Broadly speaking, two features help you deal with errors in StepFunctions:

  1. Retries that allow you to - you guessed it - retry a Task or API call and optionally supports patterns like exponential backoff.
  2. Error Catchers or Fallback states act like a try…catch or try…except block around your task and allow you to transition to other tasks if a specified error occurs.

Let’s see how we can use them by creating a small application. The business logic of this demo is expressed as pseudocode here:

# Initial Setup
createTableIfNotExists()
createCounterStartingAt(0)

while True:
	try:
		deleteCounterIfLimitIsReached(2)
	except CounterBelowLimitError:
		incrementCounterBy(1)

# Clean up
deleteTable()

We could put all of that in a Lambda function, but that wouldn’t be very interesting and doesn’t teach us much about Step Functions. That’s why I created a state machine that expresses this logic. You can find the code for all of this on Github.

Step Function State Machine

I chose to implement the business logic entirely in the Step Function as it’s purely based on AWS API calls and a bit of control logic. If you analyze the pseudocode, you can see that the state machine needs to deal with a few corner cases:

  1. The table may already exist, calling CreateTable to fail
  2. When we try our initial PutItem call, the table may still be in status CREATING and not yet ACTIVE, causing our API call to fail
  3. The DeleteItem API call should only delete the item if the counter has reached the value 2, which is enforced by a condition expression. An exception will be raised if the counter is not yet at 2.

As you can see in the diagram, which I exported from the Workflow Studio of the Step Functions service (possibly the best UI AWS has built to date), our corner cases 1.) and 3.) are handled through error catching. This is what the error catcher for 1.) looks like in the Python CDK code and the Step Function definition:

# Python CDK
create_table_if_not_exists.add_catch(
	handler=put_item,
	errors=["DynamoDb.ResourceInUseException"],
)
// State Machine Definition
"Create Table if not exists": {
  // ...
  "Catch": [
	{
	  "ErrorEquals": ["DynamoDb.ResourceInUseException"],
	  "Next": "Create Item with Counter = 0"
	}
  ],
// ...
}

The important part here is how the error message is spelled. The API docs for the CreateTable API just specify ResourceInUseException. Error matching is case-sensitive, meaning you must add the service prefix in PascalCase spelling to catch that specific error. Interestingly, the API call itself needs to be specified in camelCase as opposed to the PascalCase spelling in the docs. Unfortunately, I wasn’t able to find docs explaining this or the reasoning behind it. It’s just a pattern I’ve observed in the wild (I have yet to find kebab-case and snake_case, though).

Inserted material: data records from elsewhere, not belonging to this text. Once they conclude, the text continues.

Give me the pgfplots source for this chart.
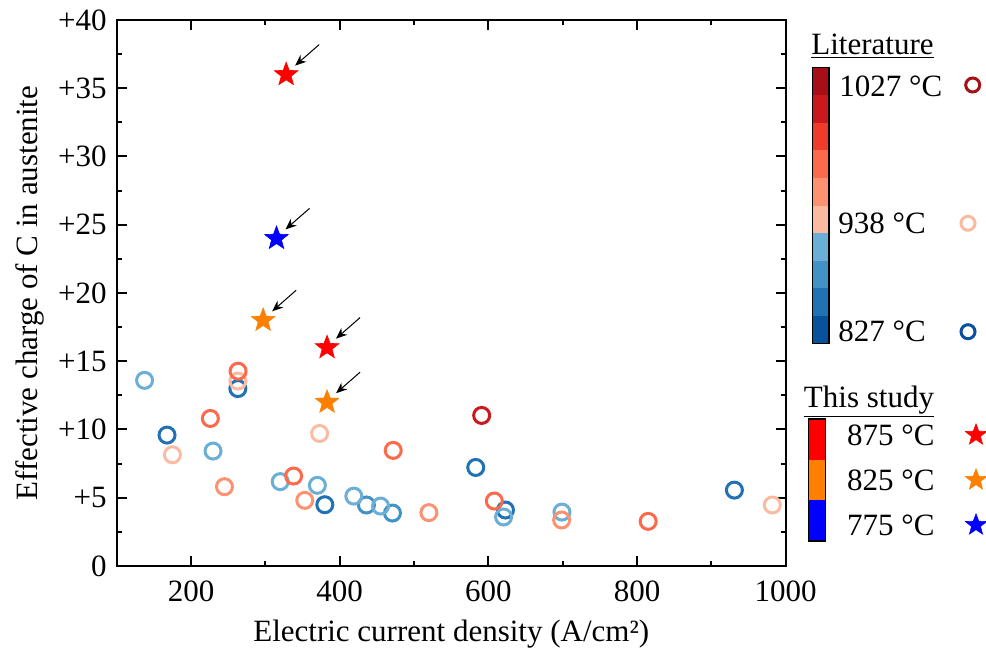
\documentclass[border=0pt]{standalone}
\usepackage{fontspec}
\setmainfont{Liberation Serif}
\usepackage{pgfplots}
\pgfplotsset{compat=1.18}
\usetikzlibrary{arrows.meta}
\definecolor{cA}{RGB}{8,81,156}
\definecolor{cB}{RGB}{33,113,181}
\definecolor{cC}{RGB}{66,146,198}
\definecolor{cD}{RGB}{107,174,214}
\definecolor{cE}{RGB}{252,187,161}
\definecolor{cF}{RGB}{252,146,114}
\definecolor{cG}{RGB}{251,106,74}
\definecolor{cH}{RGB}{239,59,44}
\definecolor{cI}{RGB}{203,24,29}
\definecolor{cJ}{RGB}{165,15,21}
\definecolor{sR}{RGB}{255,0,0}
\definecolor{sO}{RGB}{255,128,0}
\definecolor{sB}{RGB}{0,0,255}
\pgfdeclareplotmark{pstar}{%
  \pgfpathmoveto{\pgfpointpolar{90}{\pgfplotmarksize}}%
  \pgfpathlineto{\pgfpointpolar{126}{0.42\pgfplotmarksize}}%
  \pgfpathlineto{\pgfpointpolar{162}{\pgfplotmarksize}}%
  \pgfpathlineto{\pgfpointpolar{198}{0.42\pgfplotmarksize}}%
  \pgfpathlineto{\pgfpointpolar{234}{\pgfplotmarksize}}%
  \pgfpathlineto{\pgfpointpolar{270}{0.42\pgfplotmarksize}}%
  \pgfpathlineto{\pgfpointpolar{306}{\pgfplotmarksize}}%
  \pgfpathlineto{\pgfpointpolar{342}{0.42\pgfplotmarksize}}%
  \pgfpathlineto{\pgfpointpolar{18}{\pgfplotmarksize}}%
  \pgfpathlineto{\pgfpointpolar{54}{0.42\pgfplotmarksize}}%
  \pgfpathclose\pgfusepathqfillstroke}
\begin{document}
\begin{tikzpicture}[font=\fontsize{15.5}{18}\selectfont]
\useasboundingbox (0,0) rectangle (493pt,-325.5pt);
\begin{axis}[
  at={(58.35pt,-283pt)}, anchor=south west,
  scale only axis, width=334.5pt, height=273pt,
  xmin=100, xmax=1000, ymin=0, ymax=40,
  xtick={200,400,600,800,1000}, xticklabels={200,400,600,800,1000},
  minor xtick={300,500,700,900},
  ytick={0,5,10,15,20,25,30,35,40},
  yticklabels={0,+5,+10,+15,+20,+25,+30,+35,+40},
  minor ytick={2.5,7.5,12.5,17.5,22.5,27.5,32.5,37.5},
  tick align=inside, major tick length=5pt, minor tick length=2.5pt,
  every tick/.style={black, line width=1pt},
  axis line style={line width=1pt},
  xticklabel shift=4pt, yticklabel shift=1.5pt,
  xlabel shift=2pt, ylabel shift=0pt,
  xlabel={Electric current density (A/cm²)},
  ylabel={Effective charge of C in austenite},
  clip=false,
  circ/.style={only marks, mark=o, mark size=4pt, mark options={line width=1.5pt}},
  st/.style={only marks, mark=pstar, mark size=6.2pt, mark options={line width=0.3pt}},
]
\addplot[circ, color=cB] coordinates {(263,13.0) (167.7,9.59) (380,4.49) (583,7.22) (623,4.10) (931,5.56)};
\addplot[circ, color=cC] coordinates {(436,4.47) (471,3.88)};
\addplot[circ, color=cD] coordinates {(137.5,13.6) (229.6,8.42) (320,6.18) (370,5.91) (419,5.12) (455,4.39) (620.5,3.59) (699,3.95)};
\addplot[circ, color=cE] coordinates {(263,13.55) (175,8.15) (373,9.71) (982,4.47)};
\addplot[circ, color=cF] coordinates {(245,5.81) (353,4.81) (520,3.91) (698.6,3.37)};
\addplot[circ, color=cG] coordinates {(263.3,14.27) (226,10.81) (338,6.59) (472,8.47) (608,4.76) (815,3.27)};
\addplot[circ, color=cI] coordinates {(591,11.03)};
\addplot[st, color=sR, fill=sR] coordinates {(328,36) (383,16)};
\addplot[st, color=sO, fill=sO] coordinates {(297,18) (383,12)};
\addplot[st, color=sB, fill=sB] coordinates {(315,24)};
\foreach \px/\py in {328/36, 383/16, 297/18, 383/12, 315/24}{
  \edef\temp{\noexpand\draw[-{Stealth[length=5.5pt,width=4.5pt]}, line width=0.5pt, black]
    ([shift={(16.5pt,15pt)}]axis cs:\px,\py) -- ([shift={(4.5pt,4.5pt)}]axis cs:\px,\py);}
  \temp
}
\end{axis}
\begin{axis}[
  at={(0pt,0pt)}, anchor=north west,
  scale only axis, width=493pt, height=325.5pt,
  xmin=0, xmax=986, ymin=0, ymax=651, y dir=reverse,
  hide axis, clip=false,
  circ/.style={only marks, mark=o, mark size=3.5pt, mark options={line width=1.5pt}},
  st/.style={only marks, mark=pstar, mark size=5.6pt, mark options={line width=0.3pt}},
]
\fill[cA] (axis cs:812.3,343.3) rectangle (axis cs:829,315.7);
\fill[cB] (axis cs:812.3,315.7) rectangle (axis cs:829,288.2);
\fill[cC] (axis cs:812.3,288.2) rectangle (axis cs:829,260.6);
\fill[cD] (axis cs:812.3,260.6) rectangle (axis cs:829,233.1);
\fill[cE] (axis cs:812.3,233.1) rectangle (axis cs:829,205.5);
\fill[cF] (axis cs:812.3,205.5) rectangle (axis cs:829,177.9);
\fill[cG] (axis cs:812.3,177.9) rectangle (axis cs:829,150.4);
\fill[cH] (axis cs:812.3,150.4) rectangle (axis cs:829,122.8);
\fill[cI] (axis cs:812.3,122.8) rectangle (axis cs:829,95.3);
\fill[cJ] (axis cs:812.3,95.3) rectangle (axis cs:829,67.7);
\draw[line width=0.6pt] (axis cs:812.3,67.7) rectangle (axis cs:829,343.3);
\fill[sR] (axis cs:808.3,419) rectangle (axis cs:825.7,459.7);
\fill[sO] (axis cs:808.3,459.7) rectangle (axis cs:825.7,500.3);
\fill[sB] (axis cs:808.3,500.3) rectangle (axis cs:825.7,541);
\draw[line width=0.6pt] (axis cs:808.3,419) rectangle (axis cs:825.7,541);
\node[anchor=base] at (axis cs:872.5,54.3) {\underline{Literature}};
\node[anchor=base] at (axis cs:869,407.3) {\underline{This study}};
\node[anchor=west, inner sep=0pt] at (axis cs:839,86) {1027 °C};
\node[anchor=west, inner sep=0pt] at (axis cs:838,223.3) {938 °C};
\node[anchor=west, inner sep=0pt] at (axis cs:838,331.7) {827 °C};
\node[anchor=west, inner sep=0pt] at (axis cs:846.7,435) {875 °C};
\node[anchor=west, inner sep=0pt] at (axis cs:846.7,480) {825 °C};
\node[anchor=west, inner sep=0pt] at (axis cs:846.7,525) {775 °C};
\addplot[circ, color=cJ] coordinates {(972.7,85)};
\addplot[circ, color=cE] coordinates {(968,223.3)};
\addplot[circ, color=cA] coordinates {(968,331.7)};
\addplot[st, color=sR, fill=sR] coordinates {(976,435)};
\addplot[st, color=sO, fill=sO] coordinates {(976,480)};
\addplot[st, color=sB, fill=sB] coordinates {(976,525)};
\end{axis}
\end{tikzpicture}
\end{document}
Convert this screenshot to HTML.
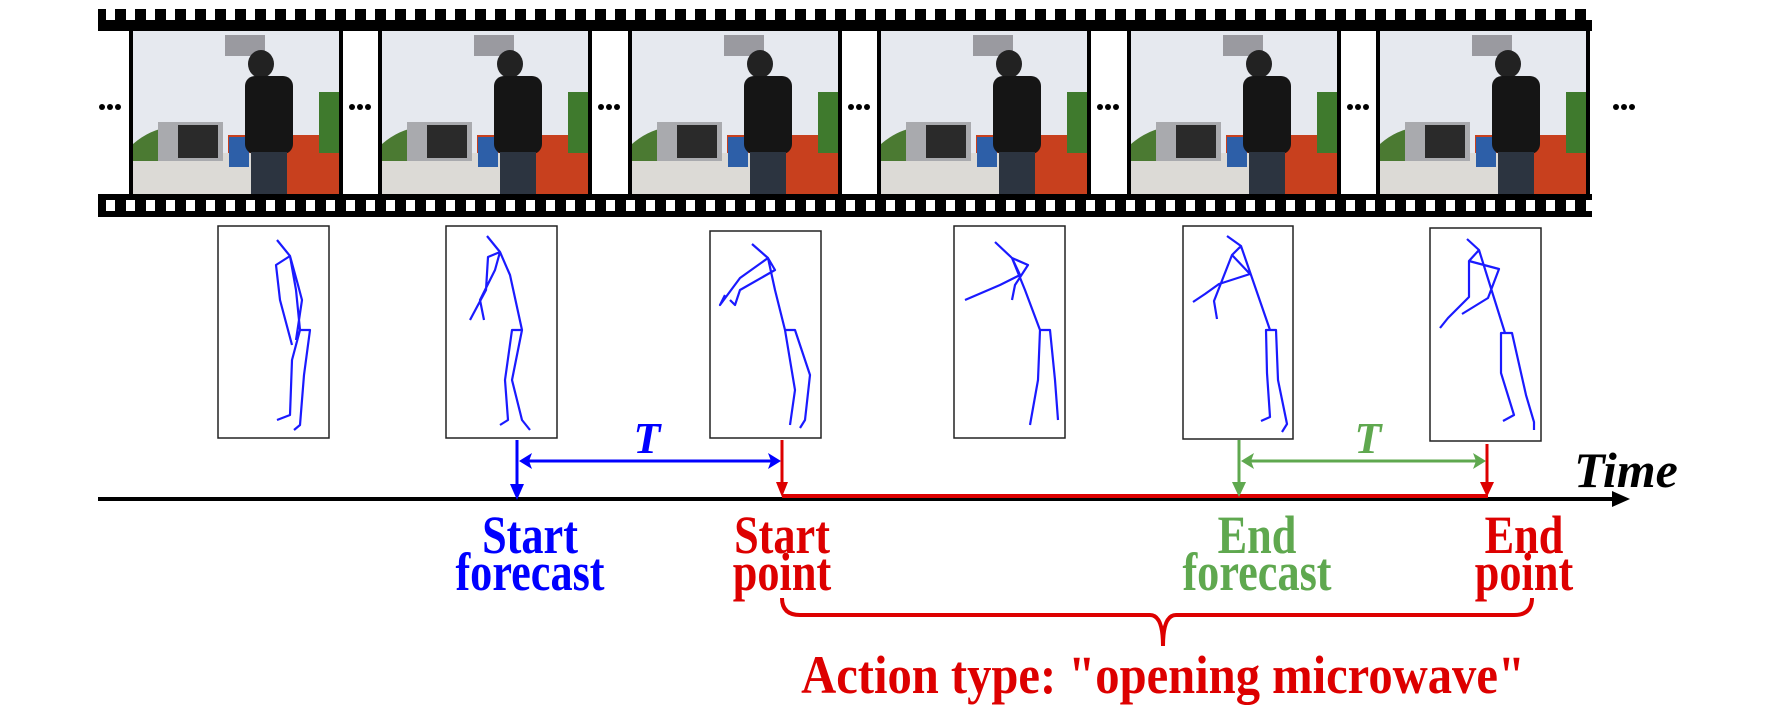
<!DOCTYPE html>
<html><head><meta charset="utf-8"><style>
html,body{margin:0;padding:0;background:#fff;}
body{width:1770px;height:707px;overflow:hidden;}
text{font-family:"Liberation Serif",serif;font-weight:bold;}
</style></head><body>
<svg width="1770" height="707" viewBox="0 0 1770 707" xmlns="http://www.w3.org/2000/svg">
<defs>
<pattern id="holes" x="100" y="0" width="20" height="40" patternUnits="userSpaceOnUse">
<rect x="6" y="14" width="9" height="11" fill="#fff"/>
</pattern>
<pattern id="holes2" x="100" y="0" width="20" height="40" patternUnits="userSpaceOnUse">
<rect x="6" y="0" width="9" height="11" fill="#fff"/>
<rect x="6" y="40" width="9" height="0" fill="#fff"/>
</pattern>
<g id="photo">
<rect x="0" y="0" width="206" height="163" fill="#e6e9ef"/>
<rect x="95" y="104" width="111" height="59" fill="#c8401e"/>
<rect x="0" y="122" width="120" height="41" fill="#dcdad6"/>
<path d="M0 113 Q30 87 70 100 L60 130 L0 130Z" fill="#4b7a32"/>
<rect x="25" y="91" width="65" height="39" fill="#a9aaae"/>
<rect x="45" y="94" width="40" height="33" fill="#2a2a2a"/>
<rect x="96" y="106" width="20" height="30" fill="#2d5fa8"/>
<rect x="92" y="4" width="40" height="21" fill="#9a9aa0"/>
<ellipse cx="128" cy="33" rx="13" ry="14" fill="#222"/>
<rect x="112" y="45" width="48" height="78" rx="10" fill="#151515"/>
<rect x="118" y="121" width="36" height="42" fill="#2c3440"/>
<rect x="186" y="61" width="20" height="61" fill="#3f7a2d"/>
</g>
</defs>

<!-- film strip -->
<rect x="98" y="9" width="1494" height="22" fill="#000"/>
<rect x="98" y="9" width="1494" height="22" fill="url(#holes)" transform="translate(0,-5)"/>
<rect x="98" y="194" width="1494" height="23" fill="#000"/>
<rect x="98" y="200" width="1494" height="11" fill="url(#holes2)"/>

<g fill="#000">
<rect x="129" y="29" width="214" height="167"/>
<rect x="378" y="29" width="214" height="167"/>
<rect x="628" y="29" width="214" height="167"/>
<rect x="877" y="29" width="214" height="167"/>
<rect x="1127" y="29" width="214" height="167"/>
<rect x="1376" y="29" width="214" height="167"/>
</g>
<use href="#photo" x="133" y="31"/>
<use href="#photo" x="382" y="31"/>
<use href="#photo" x="632" y="31"/>
<use href="#photo" x="881" y="31"/>
<use href="#photo" x="1131" y="31"/>
<use href="#photo" x="1380" y="31"/>

<g fill="#000">
<circle cx="102" cy="107" r="3"/><circle cx="110" cy="107" r="3"/><circle cx="118" cy="107" r="3"/>
<circle cx="352" cy="107" r="3"/><circle cx="360" cy="107" r="3"/><circle cx="368" cy="107" r="3"/>
<circle cx="601" cy="107" r="3"/><circle cx="609" cy="107" r="3"/><circle cx="617" cy="107" r="3"/>
<circle cx="851" cy="107" r="3"/><circle cx="859" cy="107" r="3"/><circle cx="867" cy="107" r="3"/>
<circle cx="1100" cy="107" r="3"/><circle cx="1108" cy="107" r="3"/><circle cx="1116" cy="107" r="3"/>
<circle cx="1350" cy="107" r="3"/><circle cx="1358" cy="107" r="3"/><circle cx="1366" cy="107" r="3"/>
<circle cx="1616" cy="107" r="3"/><circle cx="1624" cy="107" r="3"/><circle cx="1632" cy="107" r="3"/>
</g>

<!-- skeleton boxes -->
<g fill="#fff" stroke="#222" stroke-width="1.5">
<rect x="218" y="226" width="111" height="212"/>
<rect x="446" y="226" width="111" height="212"/>
<rect x="710" y="231" width="111" height="207"/>
<rect x="954" y="226" width="111" height="212"/>
<rect x="1183" y="226" width="110" height="213"/>
<rect x="1430" y="228" width="111" height="213"/>
</g>
<g fill="none" stroke="#1a1aff" stroke-width="2.2" stroke-linejoin="round">
<path d="M277 240 L290 256 L296 290 L300 330 L292 360 L290 415 L277 420 M300 330 L310 330 L304 375 L300 425 L294 430 M290 256 L276 265 L280 300 L292 345 M290 256 L298 285 L302 300 L296 340"/>
<path d="M487 236 L500 252 L510 275 L522 330 L512 380 L522 420 L530 430 M522 330 L512 330 L505 380 L508 420 L500 425 M500 252 L488 257 L486 290 L470 320 M500 252 L495 270 L480 300 L484 320"/>
<path d="M752 244 L768 258 L775 290 L785 330 L795 390 L790 425 M785 330 L795 330 L810 375 L805 420 L800 428 M768 258 L740 278 L720 305 L725 295 M768 258 L775 270 L740 290 L735 305 L730 300"/>
<path d="M995 242 L1012 258 L1025 290 L1040 330 L1038 380 L1030 425 M1040 330 L1050 330 L1055 380 L1058 420 M1012 258 L1020 275 L1000 285 L965 300 M1012 258 L1028 265 L1015 285 L1012 300"/>
<path d="M1227 236 L1241 246 L1270 330 L1276 330 L1278 380 L1287 424 L1282 432 M1270 330 L1266 330 L1267 373 L1270 417 L1261 421 M1241 246 L1232 255 L1250 274 L1219 284 L1205 294 M1232 255 L1214 301 L1217 319 M1205 294 L1193 302"/>
<path d="M1467 239 L1479 250 L1505 333 L1512 333 L1526 395 L1534 422 L1534 430 M1505 333 L1501 333 L1501 373 L1514 415 L1503 421 M1479 250 L1469 261 L1469 297 L1448 318 L1440 328 M1469 261 L1499 269 L1488 298 L1462 314"/>
</g>

<!-- axis -->
<line x1="98" y1="499" x2="1616" y2="499" stroke="#000" stroke-width="4"/>
<path d="M1612 491 L1630 499 L1612 507 Z" fill="#000"/>
<line x1="782" y1="496" x2="1488" y2="496" stroke="#dd0000" stroke-width="4"/>

<g stroke="#0000ff" stroke-width="3" fill="none">
<line x1="517" y1="440" x2="517" y2="488"/>
<line x1="522" y1="461" x2="777" y2="461"/>
</g>
<g fill="#0000ff">
<path d="M510 484 L517 500 L524 484 Z"/>
<path d="M519 461 L532 453 L529 461 L532 469 Z"/>
<path d="M781 461 L768 453 L771 461 L768 469 Z"/>
</g>
<text x="647" y="453" font-size="44" font-style="italic" fill="#0000ff" text-anchor="middle">T</text>

<g stroke="#dd0000" stroke-width="3"><line x1="782" y1="440" x2="782" y2="486"/><line x1="1487" y1="444" x2="1487" y2="486"/></g>
<g fill="#dd0000"><path d="M776 482 L782 497 L788 482 Z"/><path d="M1480 482 L1487 497 L1494 482 Z"/></g>

<g stroke="#5fa84f" stroke-width="3" fill="none">
<line x1="1239" y1="440" x2="1239" y2="486"/>
<line x1="1244" y1="461" x2="1482" y2="461"/>
</g>
<g fill="#5fa84f">
<path d="M1232 482 L1239 497 L1246 482 Z"/>
<path d="M1241 461 L1254 453 L1251 461 L1254 469 Z"/>
<path d="M1486 461 L1473 453 L1476 461 L1473 469 Z"/>
</g>
<text x="1368" y="453" font-size="44" font-style="italic" fill="#5fa84f" text-anchor="middle">T</text>

<text x="1626" y="487" font-size="50" font-style="italic" fill="#000" text-anchor="middle">Time</text>

<!-- labels -->
<g font-size="54" text-anchor="middle">
<g transform="translate(530 0) scale(0.82 1)">
<text x="0" y="553" fill="#0000ff">Start</text>
<text x="0" y="590" fill="#0000ff">forecast</text></g>
<g transform="translate(782 0) scale(0.82 1)">
<text x="0" y="553" fill="#dd0000">Start</text>
<text x="0" y="590" fill="#dd0000">point</text></g>
<g transform="translate(1257 0) scale(0.82 1)">
<text x="0" y="553" fill="#5fa84f">End</text>
<text x="0" y="590" fill="#5fa84f">forecast</text></g>
<g transform="translate(1524 0) scale(0.82 1)">
<text x="0" y="553" fill="#dd0000">End</text>
<text x="0" y="590" fill="#dd0000">point</text></g>
<g transform="translate(1163 0) scale(0.9 1)">
<text x="0" y="693" fill="#dd0000">Action type: "opening microwave"</text></g>
</g>

<path d="M782 598 Q782 615 800 615 L1150 615 Q1163 615 1163 646 Q1163 615 1176 615 L1514 615 Q1532 615 1532 598" fill="none" stroke="#dd0000" stroke-width="4"/>
</svg>
</body></html>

If you don’t plan to catch any specific error message, there are also a number of predefined error names that you can use. The catch-all one is called States.ALL, which is slightly misleading because it actually catches all but one (State.DataLimitExceeded can’t be caught; it’s terminal). Additionally, you can define multiple error catchers and multiple errors per catcher.

When an error is caught, the console makes that visually clear using orange color, a nice warning Icon, and the TaskFailed status in the event log. But wait, if the counter starts at zero, our DeleteItem call should have also thrown an error at some point - why is it green? You can see all the TaskFailed messages in the event log, but the last attempt succeeded. That’s why the final output is green.

AWS Console: Stepfunction Error Catching

In this example, I’ve done something somewhat dangerous that could lead to an infinite loop. The “Delete Item if Counter = 2” step has the “Increment Counter” step as the error catcher, and “Increment Counter” has “Delete Item if Counter = 2” as its next step. Be careful with that in the real world; it could become expensive.

Now that we have paid a lot of attention to error catchers, it’s time to move on to retries. We’re going to use a retry at the “Create Item with Counter = 0” task in our state machine because it will be executed right after we create the DynamoDB table. That means the table may not be ready to receive items yet, so we can retry that step later. Here’s what that looks like as code:

# Python CDK

# This means we'll retry after 3, 6, 12, and 24 seconds. Usually,
# the table should be available by then.
put_item.add_retry(
	errors=[
		"DynamoDb.ResourceNotFoundException",  # Table not active
	],
	backoff_rate=2,
	interval=Duration.seconds(3),
	max_attempts=4,
)
// State Machine Definition
"Create Item with Counter = 0": {
  // ...
  "Retry": [
	{
	  "ErrorEquals": ["DynamoDb.ResourceNotFoundException"],
	  "IntervalSeconds": 3,
	  "MaxAttempts": 4,
	  "BackoffRate": 2
	}
  ],
// ...

If the syntax reminds you of the error catcher, you’re correct - the same naming patterns apply here. If you don’t specify anything beyond ErrorEquals, the state machine will attempt to retry the task 3 times with an interval of 1 second and a backoff rate of 2.0. To disable the exponential part of exponential backoff, you just set the BackoffRate to 1.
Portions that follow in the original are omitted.